Ortiz was a regular at those drugstores, though he insists he never knowingly bought steroids.
Nine days before he arrived in Fort Myers he was crowned the Most Valuable Player of the Caribbean World Series for leading his Dominican team to the title. In the following years, at least five members of that Dominican club, including Ortiz, would be publicly linked to performance enhancers.
“I was taking whatever supplements were good at the time, stuff that everybody was using that would sustain me in my workouts,’’ he said.
Which supplements? The substance that triggered his positive test result has yet to be identified.
“It’s been a long time,’’ Ortiz said. “I don’t know.’’
He must have a clue, he was told. He had previously stated he was “careless’’ about the products he put in his body.
“All I can tell you is, I was using what everybody was using at the time,’’ Ortiz said. “It’s not like I was picky about it.’’
There you go, Kill. From the Boston Globe. Go ahead and refute the reporting.
Ortiz failed a test in 2003. Just like 100 other players did that year. Only a year before stricter testing began in MLB.
The New York Times reported July 30, 2009 that David Ortiz was one of 100 major leaguers to test positive for performance enhancing drugs during a test in 2003 in which results were supposed to stay anonymous.
This leak of information potentially could keep Ortiz out of the Hall of Fame. No player who ever has been linked to performance enhancers has ever been elected to the Hall of Fame.

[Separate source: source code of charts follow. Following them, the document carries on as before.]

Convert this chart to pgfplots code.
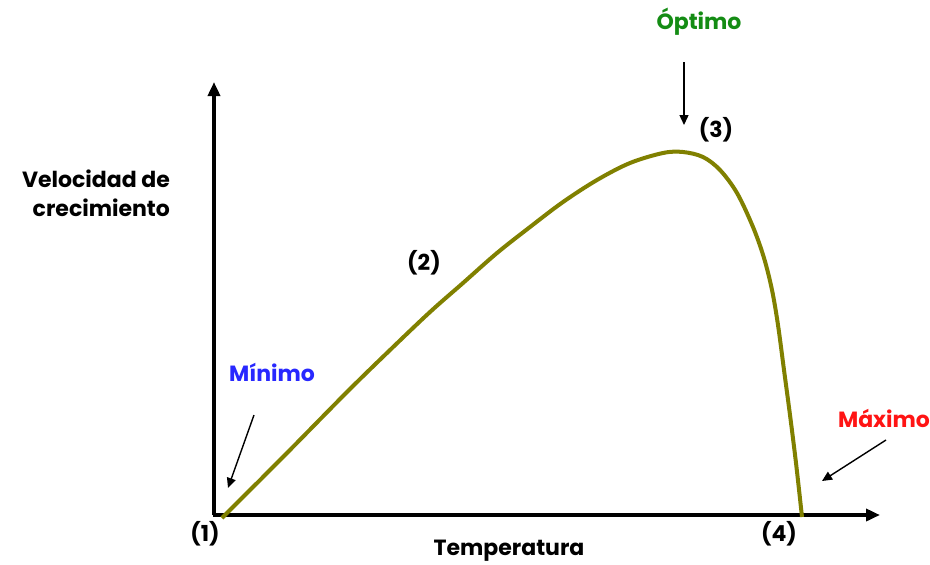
\documentclass[border=0pt]{standalone}
\usepackage{pgfplots}
\pgfplotsset{compat=1.18}
\usetikzlibrary{arrows.meta}
\usepackage{fontspec}
\setmainfont{Poppins}
\definecolor{curvecol}{RGB}{128,128,0}
\definecolor{optcol}{RGB}{20,140,20}
\definecolor{mincol}{RGB}{40,40,255}
\definecolor{maxcol}{RGB}{255,20,20}
\begin{document}
\begin{tikzpicture}
\begin{axis}[
  scale only axis,
  width=333pt, height=216.5pt,
  xmin=0, xmax=666, ymin=0, ymax=433,
  axis lines=none,
  clip=false,
  font=\fontsize{11pt}{14.5pt}\selectfont\bfseries,
]
\coordinate (bl) at (axis cs:-214,-49);
\coordinate (tr) at (axis cs:716,515);
% axes
\draw[line width=2pt, -{Triangle[length=7pt,width=6pt]}] (axis cs:0,0) -- (axis cs:0,433);
\draw[line width=2pt, -{Triangle[length=7pt,width=6pt]}] (axis cs:-1,0) -- (axis cs:666,0);
% curve
\addplot[curvecol, line width=2pt, smooth, tension=0.55] coordinates {
(8,-3) (70,59) (133,123) (175,164) (216,203) (249,232) (283,262) (316,288) (349,313) (383,335) (416,352) (449,362) (469,363) (489,358) (506,345) (523,322) (539,288) (550,257) (558,225) (564,190) (570,145) (576,100) (582,52) (588,-2)
};
% labels
\node[align=right, anchor=east] at (axis cs:-37,322) {Velocidad de\\crecimiento};
\node[optcol] at (axis cs:485,493) {Óptimo};
\draw[line width=0.7pt, -{Triangle[length=5pt,width=4.5pt]}] (axis cs:470,453) -- (axis cs:470,390);
\node at (axis cs:502,385) {(3)};
\node at (axis cs:210,252) {(2)};
\node[mincol] at (axis cs:58,143) {Mínimo};
\draw[line width=0.7pt, -{Triangle[length=5pt,width=4.5pt]}] (axis cs:40,100) -- (axis cs:14,27);
\node[maxcol] at (axis cs:670,97) {Máximo};
\draw[line width=0.7pt, -{Triangle[length=5pt,width=4.5pt]}] (axis cs:672,75) -- (axis cs:608,34);
\node at (axis cs:-9,-19) {(1)};
\node at (axis cs:565,-19) {(4)};
\node at (axis cs:295,-36) {Temperatura};
\end{axis}
\pgfresetboundingbox
\path (bl) rectangle (tr);
\end{tikzpicture}
\end{document}
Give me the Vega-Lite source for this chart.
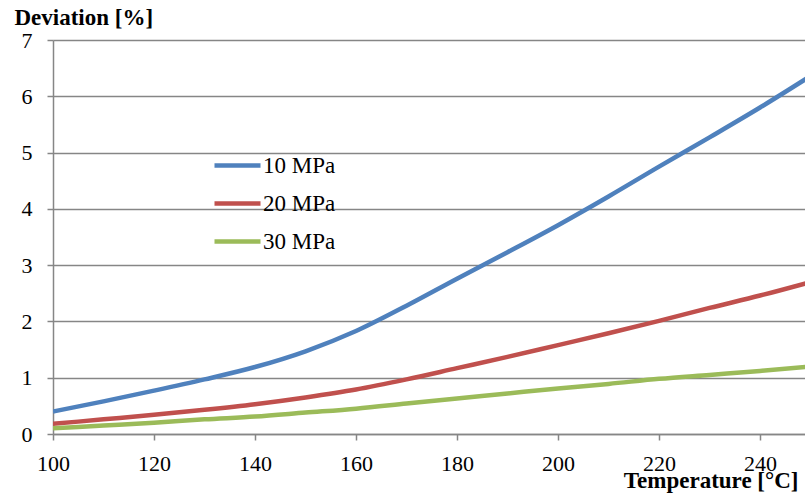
{
  "$schema": "https://vega.github.io/schema/vega-lite/v6.json",
  "width": 752,
  "height": 394,
  "autosize": {"type": "none"},
  "padding": {"left": 53, "top": 40, "right": 0, "bottom": 60},
  "background": "white",
  "config": {
    "view": {"stroke": null},
    "font": "Liberation Serif",
    "style": {
      "guide-label": {"font": "Liberation Serif", "fontSize": 22, "fill": "black"},
      "guide-title": {"font": "Liberation Serif"}
    },
    "axis": {"domainColor": "#868686", "domainWidth": 1.5, "tickColor": "#868686", "tickWidth": 1.5, "tickSize": 6, "gridColor": "#868686", "gridWidth": 1.5, "labelColor": "black", "labelFont": "Liberation Serif", "labelFontSize": 22, "titleFont": "Liberation Serif", "titleFontSize": 23, "titleFontWeight": "bold", "titleColor": "black"},
    "axisX": {"labelFont": "Liberation Serif", "labelFontSize": 22},
    "axisY": {"labelFont": "Liberation Serif", "labelFontSize": 22},
    "legend": {"labelFont": "'Liberation Serif', 'DejaVu Serif', serif"}
  },
  "data": {
    "values": [
      {"T": 100, "D": 0.40, "s": "10 MPa"},
      {"T": 110, "D": 0.58, "s": "10 MPa"},
      {"T": 120, "D": 0.77, "s": "10 MPa"},
      {"T": 130, "D": 0.97, "s": "10 MPa"},
      {"T": 140, "D": 1.19, "s": "10 MPa"},
      {"T": 150, "D": 1.47, "s": "10 MPa"},
      {"T": 160, "D": 1.83, "s": "10 MPa"},
      {"T": 170, "D": 2.28, "s": "10 MPa"},
      {"T": 180, "D": 2.76, "s": "10 MPa"},
      {"T": 190, "D": 3.23, "s": "10 MPa"},
      {"T": 200, "D": 3.71, "s": "10 MPa"},
      {"T": 210, "D": 4.22, "s": "10 MPa"},
      {"T": 220, "D": 4.75, "s": "10 MPa"},
      {"T": 230, "D": 5.27, "s": "10 MPa"},
      {"T": 240, "D": 5.80, "s": "10 MPa"},
      {"T": 250, "D": 6.36, "s": "10 MPa"},
      {"T": 100, "D": 0.18, "s": "20 MPa"},
      {"T": 110, "D": 0.26, "s": "20 MPa"},
      {"T": 120, "D": 0.34, "s": "20 MPa"},
      {"T": 130, "D": 0.43, "s": "20 MPa"},
      {"T": 140, "D": 0.53, "s": "20 MPa"},
      {"T": 150, "D": 0.65, "s": "20 MPa"},
      {"T": 160, "D": 0.79, "s": "20 MPa"},
      {"T": 170, "D": 0.97, "s": "20 MPa"},
      {"T": 180, "D": 1.17, "s": "20 MPa"},
      {"T": 190, "D": 1.37, "s": "20 MPa"},
      {"T": 200, "D": 1.58, "s": "20 MPa"},
      {"T": 210, "D": 1.79, "s": "20 MPa"},
      {"T": 220, "D": 2.01, "s": "20 MPa"},
      {"T": 230, "D": 2.24, "s": "20 MPa"},
      {"T": 240, "D": 2.46, "s": "20 MPa"},
      {"T": 250, "D": 2.70, "s": "20 MPa"},
      {"T": 100, "D": 0.10, "s": "30 MPa"},
      {"T": 110, "D": 0.15, "s": "30 MPa"},
      {"T": 120, "D": 0.20, "s": "30 MPa"},
      {"T": 130, "D": 0.26, "s": "30 MPa"},
      {"T": 140, "D": 0.31, "s": "30 MPa"},
      {"T": 150, "D": 0.38, "s": "30 MPa"},
      {"T": 160, "D": 0.45, "s": "30 MPa"},
      {"T": 170, "D": 0.54, "s": "30 MPa"},
      {"T": 180, "D": 0.63, "s": "30 MPa"},
      {"T": 190, "D": 0.72, "s": "30 MPa"},
      {"T": 200, "D": 0.81, "s": "30 MPa"},
      {"T": 210, "D": 0.89, "s": "30 MPa"},
      {"T": 220, "D": 0.98, "s": "30 MPa"},
      {"T": 230, "D": 1.05, "s": "30 MPa"},
      {"T": 240, "D": 1.12, "s": "30 MPa"},
      {"T": 250, "D": 1.20, "s": "30 MPa"}
    ]
  },
  "mark": {"type": "line", "strokeWidth": 4.5, "interpolate": "monotone", "clip": true},
  "encoding": {
    "x": {
      "field": "T", "type": "quantitative",
      "scale": {"domain": [100, 248.9], "nice": false, "zero": false},
      "axis": {"values": [100, 120, 140, 160, 180, 200, 220, 240], "grid": false, "labelFont": "Liberation Serif", "labelFontSize": 22, "titleFont": "Liberation Serif", "labelPadding": 30, "labelBaseline": "alphabetic", "labelFlush": false, "title": "Temperature [°C]", "titleAnchor": "start", "titleAlign": "right", "titleX": 745, "titleY": 53, "titleBaseline": "alphabetic"}
    },
    "y": {
      "field": "D", "type": "quantitative",
      "scale": {"domain": [0, 7], "nice": false},
      "axis": {"values": [0, 1, 2, 3, 4, 5, 6, 7], "grid": true, "labelFont": "Liberation Serif", "labelFontSize": 22, "titleFont": "Liberation Serif", "labelPadding": 15, "labelFlush": false, "title": "Deviation [%]", "titleAngle": 0, "titleAlign": "left", "titleBaseline": "alphabetic", "titleX": -39, "titleY": -16, "titleAnchor": "start"}
    },
    "color": {
      "field": "s", "type": "nominal",
      "scale": {"domain": ["10 MPa", "20 MPa", "30 MPa"], "range": ["#4F81BD", "#C0504D", "#9BBB59"]},
      "legend": {"title": null, "orient": "none", "legendX": 159, "legendY": 100, "padding": 0, "symbolType": "stroke", "symbolSize": 2116, "symbolStrokeWidth": 4.5, "labelFontSize": 23, "labelColor": "black", "labelOffset": 0, "rowPadding": -10}
    }
  }
}
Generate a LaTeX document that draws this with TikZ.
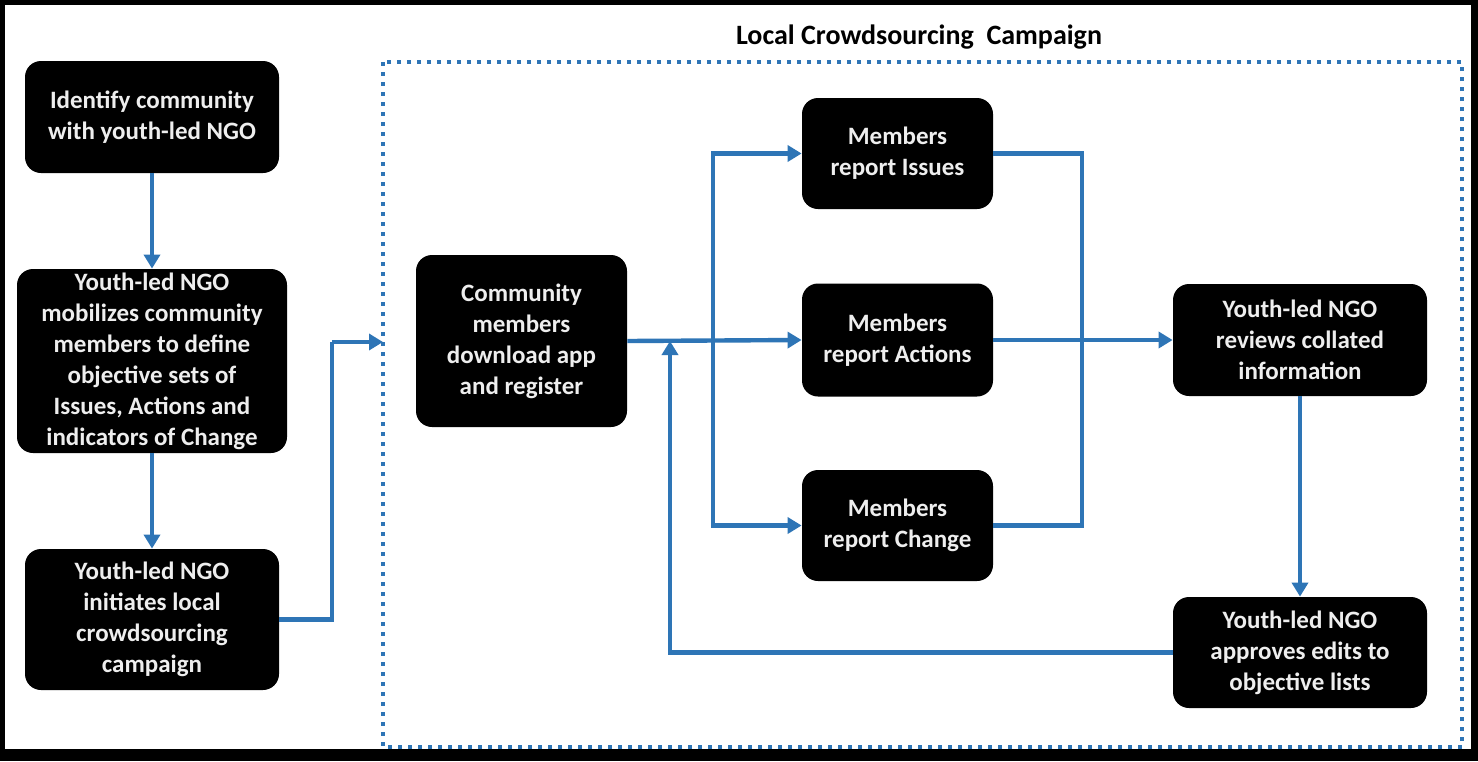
\documentclass[tikz,border=0pt]{standalone}
\usepackage{fontspec}
\setmainfont{Carlito}
\usetikzlibrary{arrows.meta}
\definecolor{lineblue}{RGB}{46,117,182}
\definecolor{boxtext}{RGB}{238,238,238}
\tikzset{
  stepbox/.style={rectangle, rounded corners=8pt, fill=black, draw=none, text=boxtext,
    font=\fontsize{12.5}{15.5}\selectfont\bfseries, align=center, inner sep=0pt},
  conn/.style={draw=lineblue, line width=2.2pt},
  arr/.style={conn, -{Triangle[length=7pt,width=8pt]}},
  titlelbl/.style={font=\fontsize{14}{17}\selectfont\bfseries, text=black, inner sep=0pt}
}
\begin{document}
\begin{tikzpicture}[x=0.5pt,y=-0.5pt]
\useasboundingbox (0,0) rectangle (1478,761);
\fill[black] (0,0) rectangle (1478,761);
\fill[white] (5,5) rectangle (1471,749);
% campaign frame
\draw[draw=lineblue, line width=2pt, dash pattern=on 2pt off 3pt] (383,62) rectangle (1462,747);
\node[titlelbl] (title) at (919,37) {Local Crowdsourcing\ \ Campaign};
% nodes
\node[stepbox, minimum width=127pt, minimum height=56pt] (n1) at (152,117) {Identify community\\with youth-led NGO};
\node[stepbox, minimum width=135pt, minimum height=92pt] (n2) at (152,361) {Youth-led NGO\\mobilizes community\\members to define\\objective sets of\\Issues, Actions and\\indicators of Change};
\node[stepbox, minimum width=127pt, minimum height=70.5pt] (n3) at (152,619.5) {Youth-led NGO\\initiates local\\crowdsourcing\\campaign};
\node[stepbox, minimum width=105.5pt, minimum height=86pt] (n4) at (521.5,341) {Community\\members\\download app\\and register};
\node[stepbox, minimum width=95.5pt, minimum height=55.5pt] (n5) at (897.5,153.5) {Members\\report Issues};
\node[stepbox, minimum width=95.5pt, minimum height=56.5pt] (n6) at (897.5,340) {Members\\report Actions};
\node[stepbox, minimum width=95.5pt, minimum height=55.5pt] (n7) at (897.5,525.5) {Members\\report Change};
\node[stepbox, minimum width=127pt, minimum height=56pt] (n8) at (1300,340) {Youth-led NGO\\reviews collated\\information};
\node[stepbox, minimum width=127pt, minimum height=55.5pt] (n9) at (1300,652.5) {Youth-led NGO\\approves edits to\\objective lists};
% helper coordinates
\coordinate (bend) at (332,342);
\coordinate (boxin) at (383,342);
\coordinate (sp) at (713,340);
\coordinate (mg) at (1082,340);
\coordinate (fb) at (670,341);
% connectors
\draw[arr] (n1.south) -- (n2.north);
\draw[arr] (n2.south) -- (n3.north);
\draw[conn] (n3.east) -| (bend);
\draw[arr] (bend) -- (boxin);
\draw[arr] (n4.east) -- (n6.west);
\draw[arr] (sp) |- (n5.west);
\draw[arr] (sp) |- (n7.west);
\draw[conn] (n5.east) -| (mg);
\draw[conn] (n7.east) -| (mg);
\draw[arr] (n6.east) -- (n8.west);
\draw[arr] (n8.south) -- (n9.north);
\draw[arr] (n9.west) -| (fb);
\end{tikzpicture}
\end{document}
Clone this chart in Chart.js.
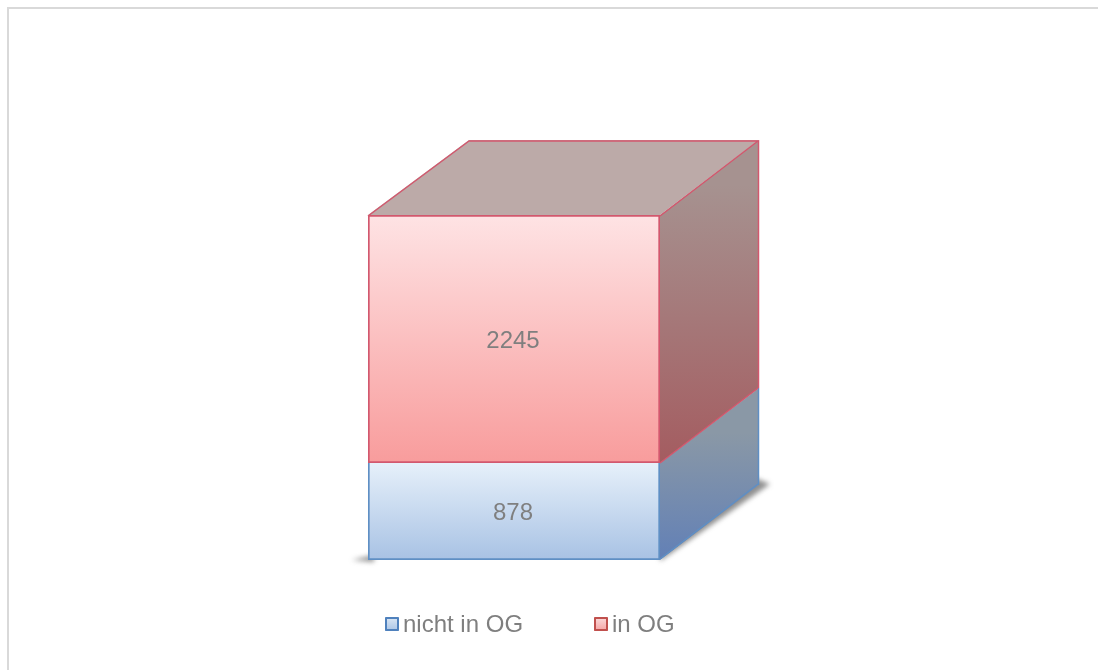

But MLB commissioner Rob Manfred said people don't understand all the facts about the 2003 list. He said there were 10 or more false-positives. He would not say if Ortiz was one.
"The list was supposed to be confidential and I take very seriously a commitment on confidentiality and I think that it's really unfortunate that anybody's name was ever released publicly," Manfred said today before Ortiz's final regular season game. "I don't think people understand very well what that list was. The prevision in the agreement was that if there was over a certain percentage of players that were positives, that you would we go into actual identified, personal testing the next year.
"We (got) a list of results back," Manfred added. "We were well over the percentage necessary to trigger real testing (the next year). And again, this is a long time ago, I would tell you there were double-digits of names, so more than 10, on that list where we knew — and the 'we' in that sentence is the Major League Baseball Players Association and us — that there were legitimate, scientific questions about whether or not those were truly positives. OK? So if in fact there were test results like that today on a player and we tried to discipline, there would be a big grievance. It would be fully aired, vetted, tried, resolved.
"We didn't do that. Those issues and ambiguities were never resolved because we knew they didn't matter," Manfred said. "We knew we had enough positives that everybody agreed on that we were going to trigger the testing the following year.
"So what's my point with all this long thing? Even if Rob Manfred's name was on that list, he might have been one of those 10 or 15 where there was probably or at least possibly a very legitimate explanation that did not involve the use of a banned substance."
Manfred would not say whether Ortiz was one of those 10-15 false positives.
"I do know that he's never been a positive at any point under our program," Manfred said.